● **Record set**
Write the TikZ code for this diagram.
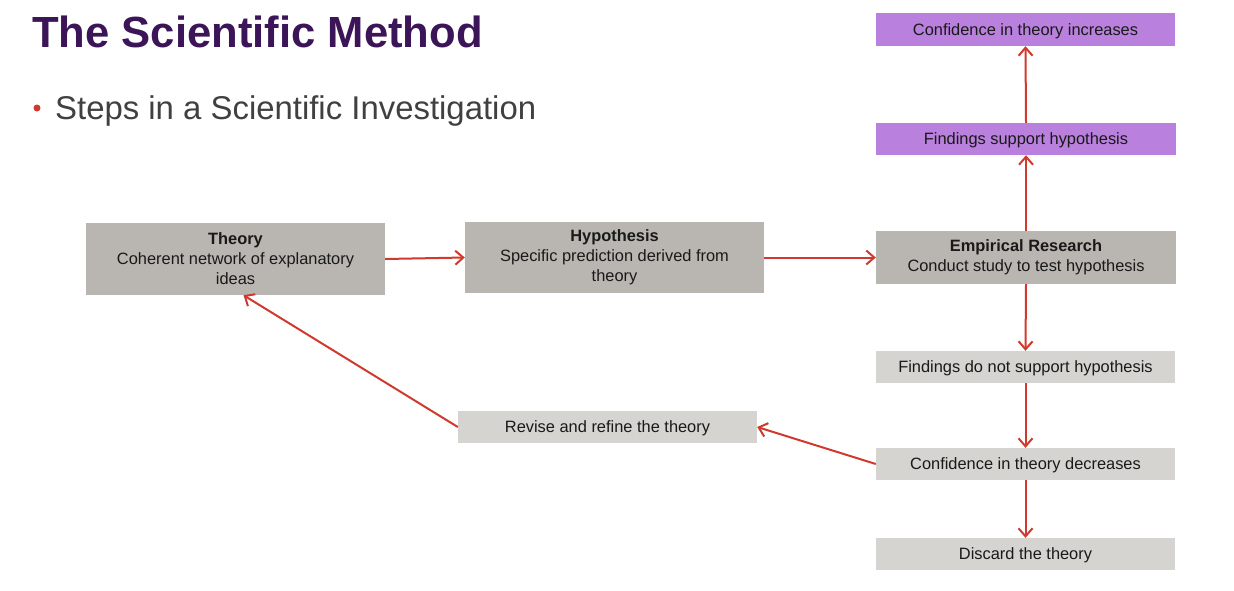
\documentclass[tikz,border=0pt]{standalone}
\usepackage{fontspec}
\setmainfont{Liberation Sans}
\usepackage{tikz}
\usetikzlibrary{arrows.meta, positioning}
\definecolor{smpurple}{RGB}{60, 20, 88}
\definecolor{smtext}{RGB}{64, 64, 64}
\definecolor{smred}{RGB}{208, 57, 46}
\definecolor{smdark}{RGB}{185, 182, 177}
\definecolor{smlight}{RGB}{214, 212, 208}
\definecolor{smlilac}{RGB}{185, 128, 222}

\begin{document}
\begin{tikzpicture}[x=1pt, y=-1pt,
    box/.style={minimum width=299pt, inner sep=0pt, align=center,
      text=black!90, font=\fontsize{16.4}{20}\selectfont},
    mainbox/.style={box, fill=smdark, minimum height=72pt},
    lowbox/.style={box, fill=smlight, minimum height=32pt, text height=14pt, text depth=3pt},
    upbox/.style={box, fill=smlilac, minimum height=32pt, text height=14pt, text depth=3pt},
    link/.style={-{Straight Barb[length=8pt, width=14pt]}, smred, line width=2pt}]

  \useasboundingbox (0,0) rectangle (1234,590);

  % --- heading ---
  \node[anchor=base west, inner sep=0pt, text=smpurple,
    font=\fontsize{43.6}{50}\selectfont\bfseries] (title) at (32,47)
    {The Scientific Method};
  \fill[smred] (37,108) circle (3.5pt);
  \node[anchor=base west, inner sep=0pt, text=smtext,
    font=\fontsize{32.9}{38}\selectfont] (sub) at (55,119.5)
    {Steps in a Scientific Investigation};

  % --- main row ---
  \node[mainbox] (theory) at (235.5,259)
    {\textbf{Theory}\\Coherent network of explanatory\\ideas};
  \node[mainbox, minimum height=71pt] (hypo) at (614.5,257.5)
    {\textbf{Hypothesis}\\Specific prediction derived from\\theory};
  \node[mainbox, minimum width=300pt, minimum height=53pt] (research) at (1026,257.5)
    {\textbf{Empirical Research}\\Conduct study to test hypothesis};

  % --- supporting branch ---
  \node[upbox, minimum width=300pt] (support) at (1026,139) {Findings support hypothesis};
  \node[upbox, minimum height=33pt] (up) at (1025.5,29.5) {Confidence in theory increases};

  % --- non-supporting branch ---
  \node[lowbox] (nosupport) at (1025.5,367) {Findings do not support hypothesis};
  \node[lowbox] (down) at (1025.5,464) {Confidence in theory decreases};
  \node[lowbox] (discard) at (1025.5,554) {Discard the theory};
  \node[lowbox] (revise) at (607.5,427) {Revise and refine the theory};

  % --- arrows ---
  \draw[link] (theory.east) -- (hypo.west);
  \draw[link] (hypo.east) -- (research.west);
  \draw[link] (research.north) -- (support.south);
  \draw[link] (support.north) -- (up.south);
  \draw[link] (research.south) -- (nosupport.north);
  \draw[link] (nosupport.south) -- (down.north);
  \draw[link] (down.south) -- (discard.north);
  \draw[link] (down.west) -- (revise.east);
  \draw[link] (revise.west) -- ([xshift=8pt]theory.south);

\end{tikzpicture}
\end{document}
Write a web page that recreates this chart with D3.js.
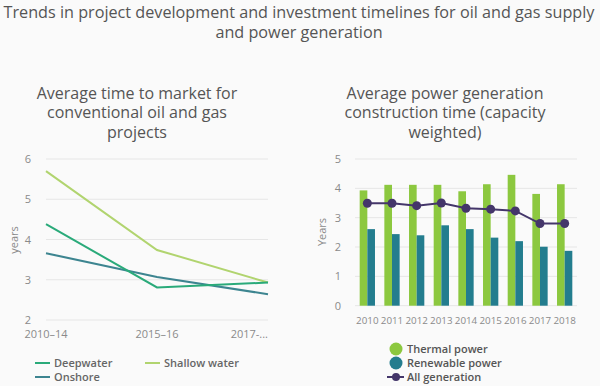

● **Task objective**
Copy out the records above in full, exactly as written, but not the pictures.

● **Response**
Write the TikZ code for this diagram.
\documentclass[tikz,border=0pt]{standalone}
\usepackage{fontspec}
\setmainfont{Liberation Sans}
\usepackage{tikz}
\usetikzlibrary{arrows.meta, positioning}
\definecolor{smpurple}{RGB}{60, 20, 88}
\definecolor{smtext}{RGB}{64, 64, 64}
\definecolor{smred}{RGB}{208, 57, 46}
\definecolor{smdark}{RGB}{185, 182, 177}
\definecolor{smlight}{RGB}{214, 212, 208}
\definecolor{smlilac}{RGB}{185, 128, 222}

\begin{document}
\begin{tikzpicture}[x=1pt, y=-1pt,
    box/.style={minimum width=299pt, inner sep=0pt, align=center,
      text=black!90, font=\fontsize{16.4}{20}\selectfont},
    mainbox/.style={box, fill=smdark, minimum height=72pt},
    lowbox/.style={box, fill=smlight, minimum height=32pt, text height=14pt, text depth=3pt},
    upbox/.style={box, fill=smlilac, minimum height=32pt, text height=14pt, text depth=3pt},
    link/.style={-{Straight Barb[length=8pt, width=14pt]}, smred, line width=2pt}]

  \useasboundingbox (0,0) rectangle (1234,590);

  % --- heading ---
  \node[anchor=base west, inner sep=0pt, text=smpurple,
    font=\fontsize{43.6}{50}\selectfont\bfseries] (title) at (32,47)
    {The Scientific Method};
  \fill[smred] (37,108) circle (3.5pt);
  \node[anchor=base west, inner sep=0pt, text=smtext,
    font=\fontsize{32.9}{38}\selectfont] (sub) at (55,119.5)
    {Steps in a Scientific Investigation};

  % --- main row ---
  \node[mainbox] (theory) at (235.5,259)
    {\textbf{Theory}\\Coherent network of explanatory\\ideas};
  \node[mainbox, minimum height=71pt] (hypo) at (614.5,257.5)
    {\textbf{Hypothesis}\\Specific prediction derived from\\theory};
  \node[mainbox, minimum width=300pt, minimum height=53pt] (research) at (1026,257.5)
    {\textbf{Empirical Research}\\Conduct study to test hypothesis};

  % --- supporting branch ---
  \node[upbox, minimum width=300pt] (support) at (1026,139) {Findings support hypothesis};
  \node[upbox, minimum height=33pt] (up) at (1025.5,29.5) {Confidence in theory increases};

  % --- non-supporting branch ---
  \node[lowbox] (nosupport) at (1025.5,367) {Findings do not support hypothesis};
  \node[lowbox] (down) at (1025.5,464) {Confidence in theory decreases};
  \node[lowbox] (discard) at (1025.5,554) {Discard the theory};
  \node[lowbox] (revise) at (607.5,427) {Revise and refine the theory};

  % --- arrows ---
  \draw[link] (theory.east) -- (hypo.west);
  \draw[link] (hypo.east) -- (research.west);
  \draw[link] (research.north) -- (support.south);
  \draw[link] (support.north) -- (up.south);
  \draw[link] (research.south) -- (nosupport.north);
  \draw[link] (nosupport.south) -- (down.north);
  \draw[link] (down.south) -- (discard.north);
  \draw[link] (down.west) -- (revise.east);
  \draw[link] (revise.west) -- ([xshift=8pt]theory.south);

\end{tikzpicture}
\end{document}
Write a web page that recreates this chart with D3.js.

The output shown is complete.